O'Dowd hits back at Byrne's criticism of Category D funding
CATEGORY D has been given the green light for Central Queensland after Cyclone Marcia, but all three tiers of government are still bickering about the amount.
This morning, Federal Member for Flynn Ken O'Dowd has released a statement, responding to Queensland Agriculture Minister Bill Byrne's criticism of the Australian government's announcement of Category D funding for Central Queensland, imploring him to appreciate how the new money will help the region.
"Our government heard the concerns of residents in Central Queensland and we put forward nearly $30 million in Category D funding to assist with the recovery effort, and it would be wonderful if the state representatives appreciated that" Mr O'Dowd said.
"Bill doesn't seem to realise that this is a two-way street, and that it's up to the Queensland government to come to the party and start contributing positively to getting Central Queensland back on its feet."
Mr Byrne, in a prepared statement (click here to read), remarked that several redevelopment projects could not go ahead under the current funding arrangements, but Mr O'Dowd says that the state agriculture minister is confused about the purpose of Category D funding.
"He's crying about all of the projects that won't go ahead under the current disaster recovery assistance packages, but these payments have one purpose - to help with rebuilding communities after natural disasters," Mr O'Dowd said.
"The Queensland government knows that this funding arrangement cannot be used as a backdoor method to fund unrelated projects, and all of the projects Bill has mentioned can best be described as tourism initiatives.
"And as great as tourism is for the region, there are other, more appropriate funding mechanisms in place to achieve these projects."
Monday's announcement of a $27.75 million recovery funding package was in addition to comprehensive disaster assistance that has already been made available to help affected Queenslanders under the NDRRA.
Current NDRRA funding includes emergency and recovery support for affected individuals, funding for local council and state agencies to rebuild damaged infrastructure, and a $5.1 million Community Recovery Fund to restore social networks and build community resilience throughout the recovery process.
Mr O'Dowd says that he pushed hard to receive Category D funding for local governments in the Flynn electorate, and has received positive feedback.
"All of the local councils in Flynn have been anxious about whether we would get Category D assistance, so they are relieved to finally have the announcement," he said.

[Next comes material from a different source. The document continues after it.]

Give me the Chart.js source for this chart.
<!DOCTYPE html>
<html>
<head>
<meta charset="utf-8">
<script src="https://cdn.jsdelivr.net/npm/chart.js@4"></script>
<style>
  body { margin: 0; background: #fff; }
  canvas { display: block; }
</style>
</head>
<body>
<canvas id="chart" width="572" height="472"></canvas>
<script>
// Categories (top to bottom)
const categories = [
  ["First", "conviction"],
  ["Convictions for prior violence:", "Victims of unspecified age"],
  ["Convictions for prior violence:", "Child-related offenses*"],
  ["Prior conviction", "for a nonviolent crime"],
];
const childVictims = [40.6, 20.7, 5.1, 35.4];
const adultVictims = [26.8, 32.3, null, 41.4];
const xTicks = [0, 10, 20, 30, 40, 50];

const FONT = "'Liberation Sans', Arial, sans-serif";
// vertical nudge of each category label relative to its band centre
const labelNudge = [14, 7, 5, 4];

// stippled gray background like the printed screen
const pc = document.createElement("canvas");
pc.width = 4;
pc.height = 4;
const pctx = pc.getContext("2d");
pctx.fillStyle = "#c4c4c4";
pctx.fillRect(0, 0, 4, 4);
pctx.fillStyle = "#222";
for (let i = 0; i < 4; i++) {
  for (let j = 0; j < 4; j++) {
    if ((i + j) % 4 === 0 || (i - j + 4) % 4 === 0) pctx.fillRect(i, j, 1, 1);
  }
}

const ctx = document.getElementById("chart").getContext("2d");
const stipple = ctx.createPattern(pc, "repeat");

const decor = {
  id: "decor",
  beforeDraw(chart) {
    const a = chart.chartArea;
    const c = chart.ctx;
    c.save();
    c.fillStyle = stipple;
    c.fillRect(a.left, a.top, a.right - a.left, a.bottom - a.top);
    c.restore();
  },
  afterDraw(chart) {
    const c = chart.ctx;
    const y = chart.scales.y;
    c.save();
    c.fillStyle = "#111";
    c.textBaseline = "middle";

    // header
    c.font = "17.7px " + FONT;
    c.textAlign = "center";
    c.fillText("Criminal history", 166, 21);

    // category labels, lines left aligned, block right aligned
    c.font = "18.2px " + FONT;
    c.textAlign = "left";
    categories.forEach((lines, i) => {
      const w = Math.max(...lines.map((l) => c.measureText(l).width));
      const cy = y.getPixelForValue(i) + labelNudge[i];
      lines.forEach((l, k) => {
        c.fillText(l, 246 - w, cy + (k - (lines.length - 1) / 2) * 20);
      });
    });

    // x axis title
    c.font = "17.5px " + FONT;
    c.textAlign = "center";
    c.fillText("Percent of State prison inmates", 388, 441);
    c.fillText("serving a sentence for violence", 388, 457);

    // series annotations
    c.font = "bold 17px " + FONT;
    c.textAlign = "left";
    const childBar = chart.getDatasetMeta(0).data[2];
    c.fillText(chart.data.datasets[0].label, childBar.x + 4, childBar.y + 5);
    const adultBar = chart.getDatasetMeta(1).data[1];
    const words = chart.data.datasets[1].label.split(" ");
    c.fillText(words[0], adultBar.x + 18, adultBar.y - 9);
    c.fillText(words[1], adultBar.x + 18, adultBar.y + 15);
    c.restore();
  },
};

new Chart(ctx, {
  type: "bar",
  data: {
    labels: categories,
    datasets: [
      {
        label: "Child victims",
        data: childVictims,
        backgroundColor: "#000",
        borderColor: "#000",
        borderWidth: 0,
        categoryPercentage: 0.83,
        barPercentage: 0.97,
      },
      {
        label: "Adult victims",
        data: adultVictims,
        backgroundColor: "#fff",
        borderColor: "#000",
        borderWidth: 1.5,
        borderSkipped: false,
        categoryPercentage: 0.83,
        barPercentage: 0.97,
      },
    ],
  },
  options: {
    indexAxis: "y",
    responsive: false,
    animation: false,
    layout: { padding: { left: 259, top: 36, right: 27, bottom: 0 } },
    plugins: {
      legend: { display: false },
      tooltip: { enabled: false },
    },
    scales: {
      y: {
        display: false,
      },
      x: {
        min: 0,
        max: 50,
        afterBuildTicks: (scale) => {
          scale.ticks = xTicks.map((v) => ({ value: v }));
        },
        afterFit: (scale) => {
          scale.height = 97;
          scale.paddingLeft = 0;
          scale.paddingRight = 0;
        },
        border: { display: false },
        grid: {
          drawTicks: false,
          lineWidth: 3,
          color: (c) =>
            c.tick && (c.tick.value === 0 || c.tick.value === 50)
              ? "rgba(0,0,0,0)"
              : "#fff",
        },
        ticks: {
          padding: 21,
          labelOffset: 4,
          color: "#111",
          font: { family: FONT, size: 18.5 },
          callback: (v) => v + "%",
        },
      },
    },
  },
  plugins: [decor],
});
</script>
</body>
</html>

"They aren't going to sit there and criticise the funding arrangements because they're grateful that we've been able to help them this far."
The Abbott Government has short-changed cyclone-affected Central Queensland, refusing to fund its fair share of Category D assistance under the Natural Disaster Relief and Recovery Arrangements (NDRRA).
Member for Rockhampton Bill Byrne MP said the Queensland Government offered to fund Category D assistance 50/50 with the Commonwealth to help communities hardest hit by Cyclone Marcia.
"After a thorough assessment of the damage and consultation with local councils, the Queensland Government requested $198.5 million of Category D funding from the Federal Government," Mr Byrne said.
"Today the Abbott Government has shown its true colours when it comes to supporting regional Queensland, approving a measly $27.75 million - nothing compared to the $198.5 million needed to get Central Queensland back on its feet.
"It's a real slap in the face to local families and businesses that had their lives torn apart by an extreme natural disaster.
"The Abbott Government is essentially telling Central Queenslanders they're on their own."
Mr Byrne said without the full Category D assistance, major projects - including the Rockhampton Riverbank Reconstruction and the Yeppoon Foreshore Revitalisation Project - would not go ahead.
"Category D assistance is a safety net to support communities facing extraordinary recovery costs following a natural disaster and a lifeline for the local economy that's still doing it tough," Mr Byrne said.
"In this case, the Rockhampton and Livingstone Councils requested $78.5 million under Category D for iconic projects, but the Commonwealth has approved not one single dollar.
"These projects would not only provide a much needed boost to the local economy - hit hard by Marcia - but also ensure the community is more resilient should another natural disaster strike.
"These types of requests are not unprecedented with the use of Category D funding approved for projects such as the Townsville foreshore, Grantham relocation, and the Cardwell foreshore following previous disasters."
Mr Byrne said the remainder of the funding requested was targeted at assisting the agricultural industry, repairing extensive environmental damage, building more resilient infrastructure and the economic recovery of key ports.
"The response from the Abbott Government is unacceptable to the Queensland Government and it is unacceptable to Queenslanders."